_The task_. Set every record down verbatim and omit the pictures.

══ Data provided

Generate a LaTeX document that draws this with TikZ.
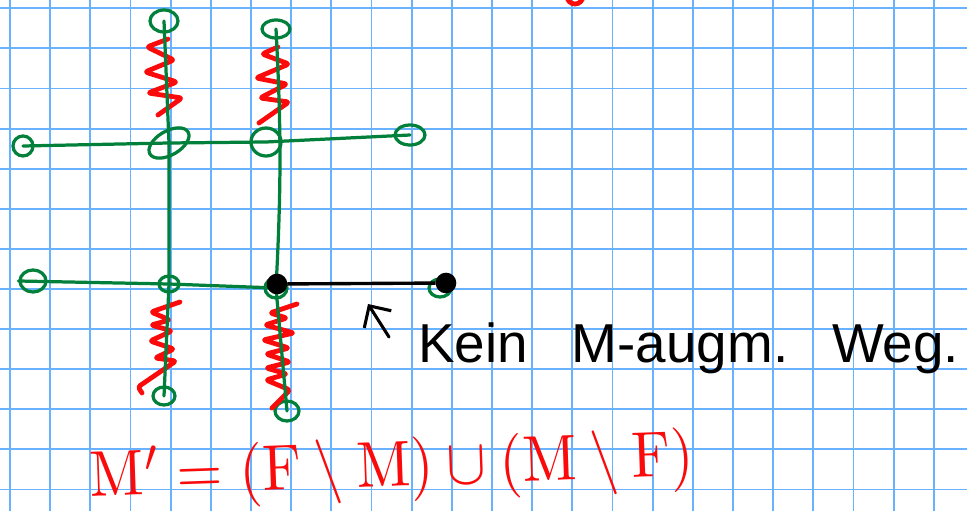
\documentclass[tikz,border=0pt]{standalone}
\usepackage{fontspec}
\usepackage{graphicx}
\usepackage{tikz}
\usetikzlibrary{shapes.geometric,arrows.meta}
\newfontfamily\notefont{Liberation Sans}
\definecolor{gridblue}{RGB}{105,178,255}
\definecolor{pengreen}{RGB}{0,128,58}
\definecolor{penred}{RGB}{250,10,10}
\tikzstyle{gridline}=[gridblue,line width=1.3pt]
\tikzstyle{edge}=[pengreen,line width=2.3pt,line cap=round,line join=round]
\tikzstyle{vertex}=[ellipse,draw=pengreen,line width=2.3pt,inner sep=0pt]
\tikzstyle{blackdot}=[circle,fill=black,draw=black,line width=1pt,inner sep=0pt,minimum size=0.48cm]
\tikzstyle{spring}=[penred,line width=3.4pt,line cap=round,line join=round,rounded corners=2pt]

\begin{document}
\begin{tikzpicture}[x=0.025cm,y=-0.025cm]
	\useasboundingbox (0,0) rectangle (967,511);
	\clip (0,0) rectangle (967,511);
	\fill[white] (0,0) rectangle (967,511);
	% grid paper
	\foreach \i in {0,...,23}
		\draw[gridline] ({10+40.17*\i},0) -- ({10+40.17*\i},511);
	\foreach \j in {0,...,12}
		\draw[gridline] (0,{8.3+40.1*\j}) -- (967,{8.3+40.1*\j});
	% vertices
	\node[vertex,minimum width=0.7cm,minimum height=0.55cm] (t1) at (164,21) {};
	\node[vertex,minimum width=0.7cm,minimum height=0.45cm] (t2) at (276,29) {};
	\node[vertex,minimum width=0.5cm,minimum height=0.5cm] (l1) at (23,146) {};
	\node[vertex,rotate=30,minimum width=1.1cm,minimum height=0.6cm] (c1) at (169,143) {};
	\node[vertex,minimum width=0.75cm,minimum height=0.7cm] (c2) at (266,142) {};
	\node[vertex,minimum width=0.75cm,minimum height=0.5cm] (r1) at (410,135) {};
	\node[vertex,minimum width=0.65cm,minimum height=0.55cm] (l2) at (33,281) {};
	\node[vertex,minimum width=0.5cm,minimum height=0.4cm] (c3) at (169,284) {};
	\node[vertex,minimum width=0.55cm,minimum height=0.5cm] (c4) at (276,288) {};
	\node[vertex,minimum width=0.55cm,minimum height=0.45cm] (r2) at (440,288) {};
	\node[vertex,minimum width=0.55cm,minimum height=0.45cm] (b1) at (164,396) {};
	\node[vertex,minimum width=0.6cm,minimum height=0.5cm] (b2) at (287,411) {};
	% matching M (red springs)
	\draw[spring] (168,39) -- (147,47) -- (174,60) -- (145,72) -- (177,82) -- (148,93) -- (182,98) -- (158,115);
	\draw[spring] (278,47) -- (262,54) -- (289,64) -- (256,78) -- (287,84) -- (260,98) -- (289,102) -- (259,123);
	\draw[spring] (180,302) -- (151,312) -- (170,320) -- (151,325) -- (172,331) -- (150,341) -- (174,349) -- (155,358) -- (176,361) -- (138,387) -- (142,393);
	\draw[spring] (297,304) -- (270,313) -- (287,318) -- (265,325) -- (294,333) -- (263,340) -- (289,348) -- (266,354) -- (290,362) -- (266,368) -- (287,374) -- (266,380) -- (290,390) -- (272,408);
	% edges F
	\draw[edge] (t1.center) -- (c1.center) -- (c3.center) -- (b1.center);
	\draw[edge] (t2.center) to[bend left=3] (c4.center) -- (b2.center);
	\draw[edge] (l1.center) -- (c1.center) -- (c2.center) -- (r1.center);
	\draw[edge] (l2.west) -- (c3.center) -- (c4.center);
	% path without M-augmentation
	\node[blackdot] (c4m) at (277,284) {};
	\node[blackdot] (r2m) at (446,283) {};
	\draw[black,line width=2.4pt] (c4m) -- (r2m);
	\node[draw=penred,line width=3.4pt,circle,minimum size=0.4cm,inner sep=0pt] (topmark) at (575,-4) {};
	% note
	\coordinate (arrtail) at (389,337);
	\coordinate (arrtip) at (368,304);
	\draw[black,line width=2.2pt,line cap=round,-{Straight Barb[length=0.4cm,width=0.8cm]}] (arrtail) -- (arrtip);
	\node[anchor=base west,inner sep=0pt] (note) at (418,362) {\notefont\fontsize{39}{41}\selectfont Kein\hspace{0.8em}M-augm.\hspace{0.8em}Weg.};
	\node[penred,inner sep=0pt,rotate=2] (formula) at (392,470) {\scalebox{4.2}[4.6]{$\mathrm{M}' = (\mathrm{F}\setminus \mathrm{M})\cup(\mathrm{M}\setminus \mathrm{F})$}};
\end{tikzpicture}
\end{document}
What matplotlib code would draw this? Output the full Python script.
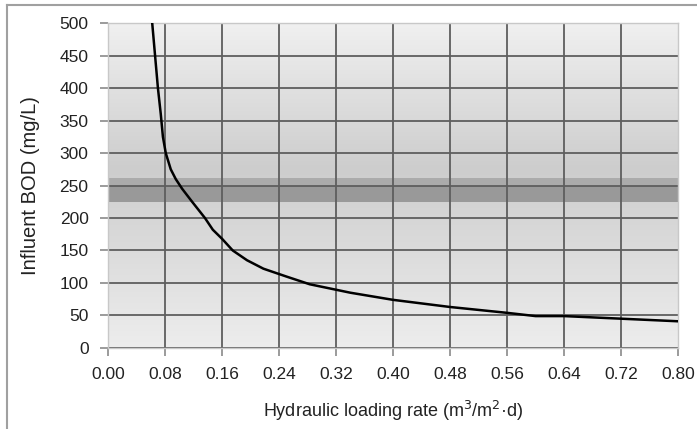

════

_Reply to the exercise_.
Generate a LaTeX document that draws this with TikZ.
\documentclass[tikz,border=0pt]{standalone}
\usepackage{fontspec}
\usepackage{graphicx}
\usepackage{tikz}
\usetikzlibrary{shapes.geometric,arrows.meta}
\newfontfamily\notefont{Liberation Sans}
\definecolor{gridblue}{RGB}{105,178,255}
\definecolor{pengreen}{RGB}{0,128,58}
\definecolor{penred}{RGB}{250,10,10}
\tikzstyle{gridline}=[gridblue,line width=1.3pt]
\tikzstyle{edge}=[pengreen,line width=2.3pt,line cap=round,line join=round]
\tikzstyle{vertex}=[ellipse,draw=pengreen,line width=2.3pt,inner sep=0pt]
\tikzstyle{blackdot}=[circle,fill=black,draw=black,line width=1pt,inner sep=0pt,minimum size=0.48cm]
\tikzstyle{spring}=[penred,line width=3.4pt,line cap=round,line join=round,rounded corners=2pt]

\begin{document}
\begin{tikzpicture}[x=0.025cm,y=-0.025cm]
	\useasboundingbox (0,0) rectangle (967,511);
	\clip (0,0) rectangle (967,511);
	\fill[white] (0,0) rectangle (967,511);
	% grid paper
	\foreach \i in {0,...,23}
		\draw[gridline] ({10+40.17*\i},0) -- ({10+40.17*\i},511);
	\foreach \j in {0,...,12}
		\draw[gridline] (0,{8.3+40.1*\j}) -- (967,{8.3+40.1*\j});
	% vertices
	\node[vertex,minimum width=0.7cm,minimum height=0.55cm] (t1) at (164,21) {};
	\node[vertex,minimum width=0.7cm,minimum height=0.45cm] (t2) at (276,29) {};
	\node[vertex,minimum width=0.5cm,minimum height=0.5cm] (l1) at (23,146) {};
	\node[vertex,rotate=30,minimum width=1.1cm,minimum height=0.6cm] (c1) at (169,143) {};
	\node[vertex,minimum width=0.75cm,minimum height=0.7cm] (c2) at (266,142) {};
	\node[vertex,minimum width=0.75cm,minimum height=0.5cm] (r1) at (410,135) {};
	\node[vertex,minimum width=0.65cm,minimum height=0.55cm] (l2) at (33,281) {};
	\node[vertex,minimum width=0.5cm,minimum height=0.4cm] (c3) at (169,284) {};
	\node[vertex,minimum width=0.55cm,minimum height=0.5cm] (c4) at (276,288) {};
	\node[vertex,minimum width=0.55cm,minimum height=0.45cm] (r2) at (440,288) {};
	\node[vertex,minimum width=0.55cm,minimum height=0.45cm] (b1) at (164,396) {};
	\node[vertex,minimum width=0.6cm,minimum height=0.5cm] (b2) at (287,411) {};
	% matching M (red springs)
	\draw[spring] (168,39) -- (147,47) -- (174,60) -- (145,72) -- (177,82) -- (148,93) -- (182,98) -- (158,115);
	\draw[spring] (278,47) -- (262,54) -- (289,64) -- (256,78) -- (287,84) -- (260,98) -- (289,102) -- (259,123);
	\draw[spring] (180,302) -- (151,312) -- (170,320) -- (151,325) -- (172,331) -- (150,341) -- (174,349) -- (155,358) -- (176,361) -- (138,387) -- (142,393);
	\draw[spring] (297,304) -- (270,313) -- (287,318) -- (265,325) -- (294,333) -- (263,340) -- (289,348) -- (266,354) -- (290,362) -- (266,368) -- (287,374) -- (266,380) -- (290,390) -- (272,408);
	% edges F
	\draw[edge] (t1.center) -- (c1.center) -- (c3.center) -- (b1.center);
	\draw[edge] (t2.center) to[bend left=3] (c4.center) -- (b2.center);
	\draw[edge] (l1.center) -- (c1.center) -- (c2.center) -- (r1.center);
	\draw[edge] (l2.west) -- (c3.center) -- (c4.center);
	% path without M-augmentation
	\node[blackdot] (c4m) at (277,284) {};
	\node[blackdot] (r2m) at (446,283) {};
	\draw[black,line width=2.4pt] (c4m) -- (r2m);
	\node[draw=penred,line width=3.4pt,circle,minimum size=0.4cm,inner sep=0pt] (topmark) at (575,-4) {};
	% note
	\coordinate (arrtail) at (389,337);
	\coordinate (arrtip) at (368,304);
	\draw[black,line width=2.2pt,line cap=round,-{Straight Barb[length=0.4cm,width=0.8cm]}] (arrtail) -- (arrtip);
	\node[anchor=base west,inner sep=0pt] (note) at (418,362) {\notefont\fontsize{39}{41}\selectfont Kein\hspace{0.8em}M-augm.\hspace{0.8em}Weg.};
	\node[penred,inner sep=0pt,rotate=2] (formula) at (392,470) {\scalebox{4.2}[4.6]{$\mathrm{M}' = (\mathrm{F}\setminus \mathrm{M})\cup(\mathrm{M}\setminus \mathrm{F})$}};
\end{tikzpicture}
\end{document}
What matplotlib code would draw this? Output the full Python script.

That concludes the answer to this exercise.